|"We respect people and their ideas, we encourage them to participate, and we provide something of value to them to help them develop in their professional lives. If you do these things, people will generally want to come to-and stay with-your firm. And you will have a successful and happy organization." |
This issue of Law Practice Management looks at how to keep and develop the best people to ensure your firm's long-term success. As a practicing lawyer and the managing partner of the Tucson office of Quarles & Brady, I've spent a fair amount of time thinking about those things over the years. Our office is relatively small, 13 lawyers and 18 staff, and I'm glad to say we have very little turnover and a great deal of teamwork. When I ponder why, in comparison to other firms I know of, we have such camaraderie in our office, a number of factors come to mind.
For one thing, we have a culture of inclusion.

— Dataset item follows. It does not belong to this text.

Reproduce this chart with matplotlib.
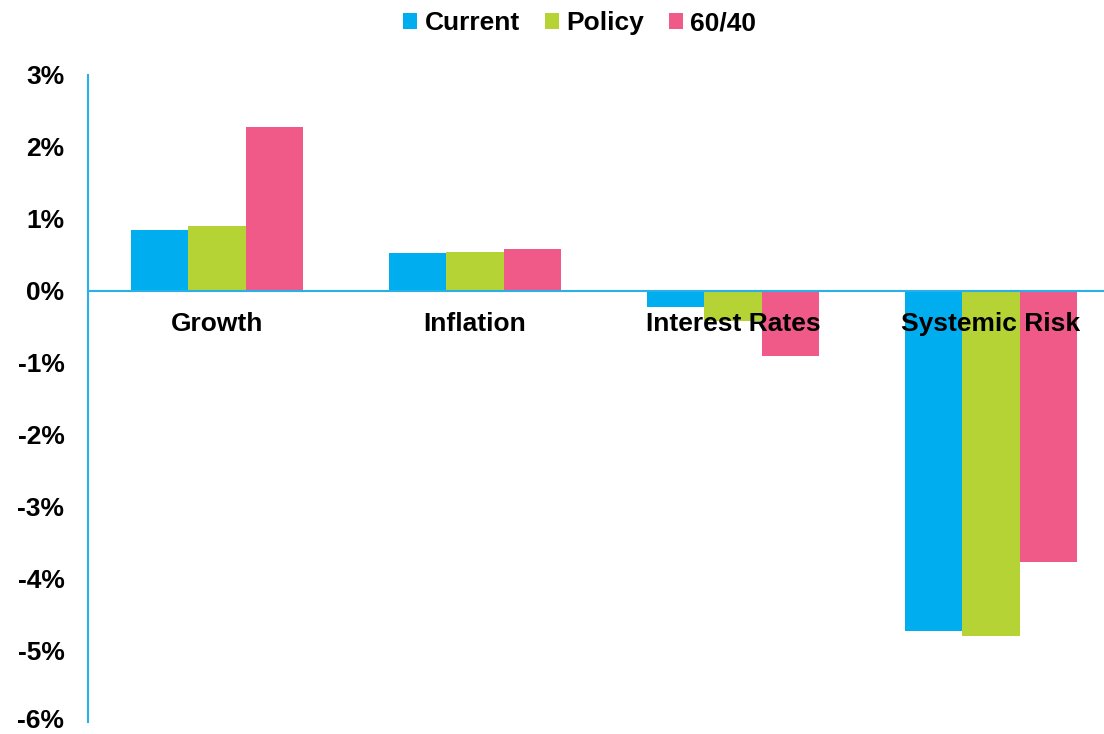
import matplotlib
matplotlib.use("Agg")
import matplotlib.pyplot as plt
import matplotlib.transforms as mtransforms
import numpy as np

categories = ["Growth", "Inflation", "Interest Rates", "Systemic Risk"]
series_names = ["Current", "Policy", "60/40"]
current = [0.85, 0.53, -0.23, -4.73]
policy = [0.90, 0.54, -0.42, -4.80]
sixty_forty = [2.27, 0.58, -0.91, -3.78]
yticks = [3, 2, 1, 0, -1, -2, -3, -4, -5, -6]
ytick_labels = ["3%", "2%", "1%", "0%", "-1%", "-2%", "-3%", "-4%", "-5%", "-6%"]

colors = ["#00AEEF", "#B5D334", "#F05A88"]
axis_color = "#29B0E6"

plt.rcParams['font.family'] = ['Liberation Sans', 'DejaVu Sans']

fig = plt.figure(figsize=(11.04, 7.34), dpi=100)
ax = fig.add_axes([88/1104, 1 - 722/734, 1 - 88/1104, (722 - 75)/734])

x = np.arange(len(categories))
w = 0.223
for i, (vals, name) in enumerate(zip([current, policy, sixty_forty], series_names)):
    ax.bar(x + (i - 1) * w, vals, width=w, color=colors[i], label=name, zorder=2)

ax.set_xlim(-0.5, 3.438)
ax.set_ylim(-6, 3)
ax.axhline(0, color=axis_color, lw=1.5, zorder=3)

for s in ["top", "right", "bottom"]:
    ax.spines[s].set_visible(False)
ax.spines["left"].set_color(axis_color)
ax.spines["left"].set_linewidth(1.5)

ax.set_xticks([])
ax.set_yticks(yticks)
ax.set_yticklabels(ytick_labels, fontsize=19, fontweight="bold")
ax.tick_params(axis="y", length=0, pad=17)
# keep the lowest label fully inside the figure
lowest = ax.get_yticklabels()[-1]
lowest.set_transform(lowest.get_transform() +
                     mtransforms.ScaledTranslation(0, 4/100, fig.dpi_scale_trans))

for xi, c in zip(x, categories):
    ax.annotate(c, (xi, 0), xytext=(0, -24), textcoords="offset points",
                ha="center", va="center", fontsize=19, fontweight="bold",
                zorder=5)

fig.legend(loc="upper center", bbox_to_anchor=(0.525, 1.017), ncol=3, frameon=False,
           prop={"size": 19, "weight": "bold"}, handlelength=0.53, handleheight=0.53,
           handletextpad=0.27, columnspacing=0.95)

fig.savefig("out.png", dpi=100)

People are treated with respect regardless of their positions. There is a lot of interaction between the lawyers and staff in the office. We plan office activities together, we take meals in the lunchroom together, and we generally help each other throughout our workdays.
On a broader basis, our firm puts considerable emphasis on training people (both the staff and the lawyers). We are concerned about the development of all our people, and it shows. It's another reason people stay here--because someone does take an interest in their development.

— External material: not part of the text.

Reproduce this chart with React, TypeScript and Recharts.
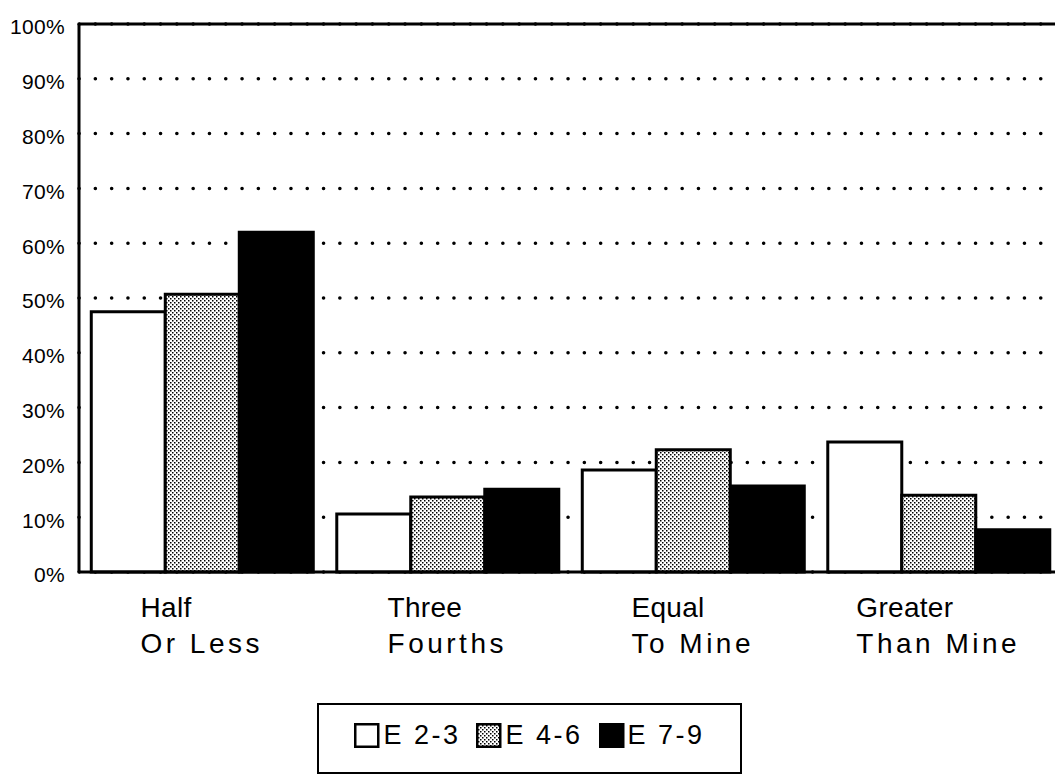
import React from "react";
import { BarChart, Bar, XAxis, YAxis, CartesianGrid, ReferenceLine } from "recharts";

const categories = ["Half|Or Less", "Three|Fourths", "Equal|To Mine", "Greater|Than Mine"];
const e23 = [47.5, 10.6, 18.6, 23.7];
const e46 = [50.7, 13.7, 22.3, 14.0];
const e79 = [62.0, 15.1, 15.7, 7.7];
const yTicks = [0, 10, 20, 30, 40, 50, 60, 70, 80, 90, 100];

const series = [
  { key: "e23", name: "E 2-3", fill: "#ffffff" },
  { key: "e46", name: "E 4-6", fill: "url(#stipple)" },
  { key: "e79", name: "E 7-9", fill: "#000000" },
];

const data = categories.map((c, i) => ({ cat: c, e23: e23[i], e46: e46[i], e79: e79[i] }));

const FONT = "'Liberation Sans', Arial, Helvetica, sans-serif";

let ctx: CanvasRenderingContext2D | null = null;
const measure = (s: string, size: number, spacing: number) => {
  if (!ctx) ctx = document.createElement("canvas").getContext("2d");
  if (!ctx) return s.length * size * 0.55;
  ctx.font = `${size}px ${FONT}`;
  return ctx.measureText(s).width + spacing * s.length;
};

const CatTick = (props: any) => {
  const { x, y, payload } = props;
  const [l1, l2] = String(payload.value).split("|");
  const w = Math.max(measure(l1, 28, 0.3), measure(l2, 28, 3.5));
  const left = x - w / 2;
  return (
    <g>
      <text x={left} y={y + 37} fontSize={28} fontFamily={FONT} letterSpacing={0.3} fill="#000">
        {l1}
      </text>
      <text x={left} y={y + 73} fontSize={28} fontFamily={FONT} letterSpacing={3.5} fill="#000">
        {l2}
      </text>
    </g>
  );
};

function Legend() {
  return (
    <div
      style={{
        position: "absolute",
        left: 317,
        top: 703,
        width: 425,
        height: 71,
        boxSizing: "border-box",
        border: "2.5px solid #000",
        display: "flex",
        justifyContent: "center",
        paddingTop: 16,
        gap: 16,
        fontFamily: FONT,
        fontSize: 27,
        letterSpacing: 2.5,
      }}
    >
      {series.map((s) => (
        <div key={s.key} style={{ display: "flex", alignItems: "center", height: 28 }}>
          <svg width={26} height={25} style={{ marginRight: 3 }}>
            <defs>
              <pattern id={`lp-${s.key}`} width="4" height="4" patternUnits="userSpaceOnUse">
                <rect width="4" height="4" fill="#fff" />
                <rect x="0" y="0" width="1.5" height="1.5" fill="#000" />
                <rect x="2" y="2" width="1.5" height="1.5" fill="#000" />
              </pattern>
            </defs>
            <rect
              x={1.25}
              y={1.25}
              width={23}
              height={22.5}
              fill={s.key === "e46" ? `url(#lp-${s.key})` : s.fill}
              stroke="#000"
              strokeWidth={2.5}
            />
          </svg>
          <span>{s.name}</span>
        </div>
      ))}
    </div>
  );
}

export default function App() {
  return (
    <div
      style={{
        position: "absolute",
        left: 0,
        top: 0,
        width: 1055,
        height: 784,
        overflow: "hidden",
        background: "#fff",
      }}
    >
      <BarChart
        width={1068}
        height={784}
        data={data}
        margin={{ top: 24, right: 7, left: 0, bottom: 132 }}
        barCategoryGap="5%"
        barGap={0}
      >
        <defs>
          <pattern id="stipple" width="4" height="4" patternUnits="userSpaceOnUse">
            <rect width="4" height="4" fill="#fff" />
            <rect x="0" y="0" width="1.5" height="1.5" fill="#000" />
            <rect x="2" y="2" width="1.5" height="1.5" fill="#000" />
          </pattern>
        </defs>
        <CartesianGrid
          vertical={false}
          stroke="#000"
          strokeWidth={3.5}
          strokeDasharray="0.1 16.2"
          strokeLinecap="round"
        />
        <XAxis
          dataKey="cat"
          height={80}
          tickLine={false}
          axisLine={{ stroke: "#000", strokeWidth: 3 }}
          tick={<CatTick />}
          interval={0}
        />
        <YAxis
          width={79}
          domain={[0, 100]}
          ticks={yTicks}
          tickFormatter={(v) => `${v}%`}
          tickLine={false}
          tickSize={0}
          tickMargin={14}
          axisLine={{ stroke: "#000", strokeWidth: 3 }}
          tick={{ fontSize: 21, fontFamily: FONT, fill: "#000", dy: 3, letterSpacing: 0.3 }}
        />
        <ReferenceLine y={100} stroke="#000" strokeWidth={3} />
        {series.map((s) => (
          <Bar
            key={s.key}
            dataKey={s.key}
            name={s.name}
            fill={s.fill}
            stroke="#000"
            strokeWidth={3}
            isAnimationActive={false}
          />
        ))}
      </BarChart>
      <Legend />
    </div>
  );
}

For example, we run in-house NITA training for our lawyers. Each practice group holds regular meetings at which training is offered in a variety of areas. Also, in our bankruptcy and creditors' rights practice group, we have an intensive annual training program spanning several months for new lawyers.
Similarly, for staff we have trainers who come to the various offices to provide schooling in diverse aspects of the firm's software and hardware systems.
In addition, we include staff in our client service committee. Again, we are inclusive. We respect people and their ideas, we encourage them to participate, and we provide something of value to them to help them develop in their professional lives. If you do these things, people will generally want to come to--and stay with--your firm. And you will have a successful and happy organization.
I see those same principles in action in the Law Practice Management Section. This magazine is certainly a prime example of how the Section assists lawyers and others involved in the practice of law in their development. We have myriad other ways we help members of the profession grow and thrive, too. And that includes providing a wide range of information and programs for those who want to manage people well, so their organizations can attract, develop and keep good lawyers and staff. In our Section, people are inclusive and respectful. Plus, we have fun.